The wholesale disruption of COVID-19 is taking a toll on the real estate market. A new survey suggests that offices will remain under capacity for months, retail and hospitality will continue to struggle, and, despite some increases in single-family home values, real estate across the board will see its value fall around 10% next year.
These are some of the main findings of “Emerging Trends in Real Estate 2021,” a new report from the Urban Land Institute and PwC. Based on a survey of more than 1,600 leading real estate industry experts and interviews with more than 1,300, this 42nd annual edition of the report finds that the pandemic is going to continue to drive major changes in the way property is bought, sold, and used. Overall, the impact of the pandemic is broadly, but not universally, negative, the report notes.
“The real problems are isolated at this point to retail and hospitality, and a fear around office,” says Byron Carlock, head of PwC’s U.S. real estate advisory practice. Here’s what the experts think will happen in a few key sectors.
Retail and hospitality: Down and going farther down
The hardest-hit sectors are the retail and hospitality sectors, with lockdowns and travel bans keeping customers away and threatening the viability of future investments.

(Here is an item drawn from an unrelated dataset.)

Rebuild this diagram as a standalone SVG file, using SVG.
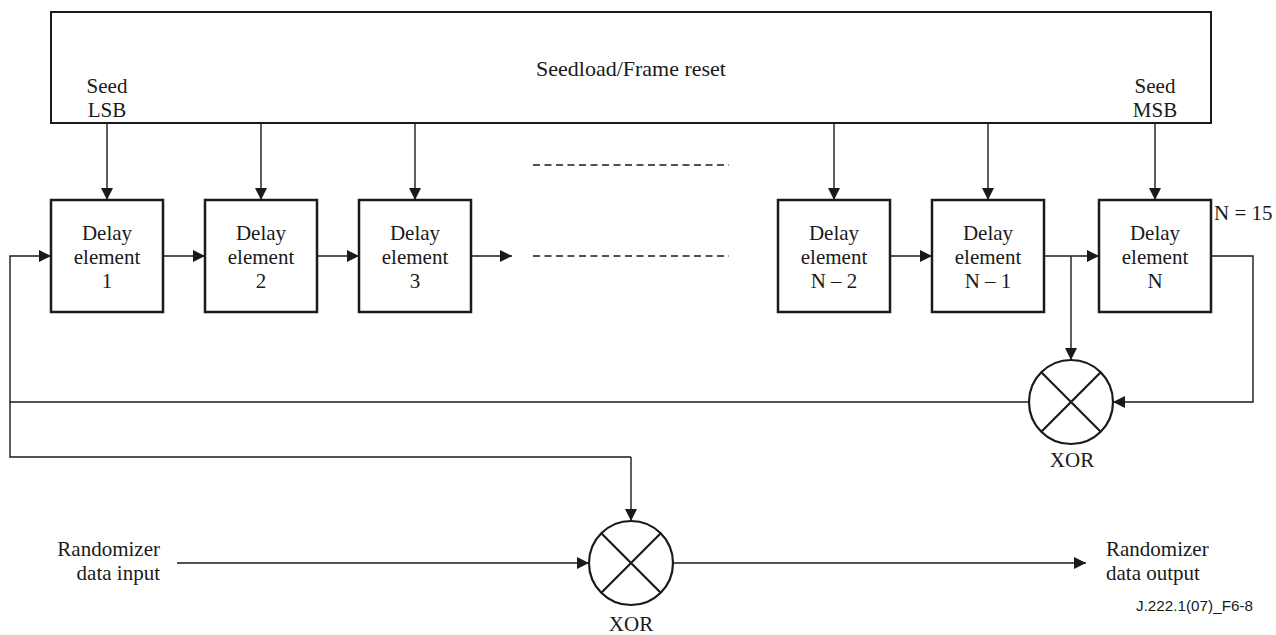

More than a third of respondents recommend that investors get out of main street retail, and more than two-thirds say to sell stakes in regional malls. Nearly all types of retail are seen by the majority of respondents as overpriced. Carlock says this will likely lead to some retail spaces closing down and some being repurposed into other uses, such as healthcare facilities.
Hotels aren’t much better off. Though more resilient than retail generally, hotels aren’t expected to return to pre-pandemic levels of business until 2024, according to the report. Carlock says this is mostly related to the big business of conventions, which are often booked at least a year in advance and aren’t likely to be back at full capacity for a few years. Even so, about half of survey respondents recommend that investors hold on to their hotel stakes for the time being.
Housing: Growing in the suburbs
On the housing side, the report suggests that single-family rental housing will increase in demand, and that much of that will materialize in suburban areas, particularly in the south. “In the attractive markets you’ve not seen any diminution in value on the single-family side and you still see continued demand on the home-building side,” Carlock says. The suburban growth seen over the past five years will continue, as more companies require, allow, or encourage working from home. Already short supplies of affordable housing are likely to be stressed even further as the pandemic continues to wreak havoc on the economy.
Offices: Maybe not dead
More than 60% of survey respondents said that office tenants are likely to reconfigure their interiors to have enough safe, socially distanced space to enable new types of collaborative, in-person work. Whether that results in them acquiring more square footage or just adapting what they already have is up for debate. Some experts interviewed for the report said offices will likely remain the same size, with some employees working from home and others in reconfigured spaces, while other experts said office-space demand could fall up to 15%. Whatever that means for occupancy, the general uncertainty about offices could mean their prices come down. Nearly two-thirds of respondents said central city office space is now overpriced.
Industrial and logistics: Bright spots
Demand for manufacturing, warehouses, and logistics spaces is expected to continue to rise, because of the rise of e-commerce. The pandemic has only strengthened growth trends in these property types, and the report suggests that these have the most positive outlook for both investments and development opportunities in 2021.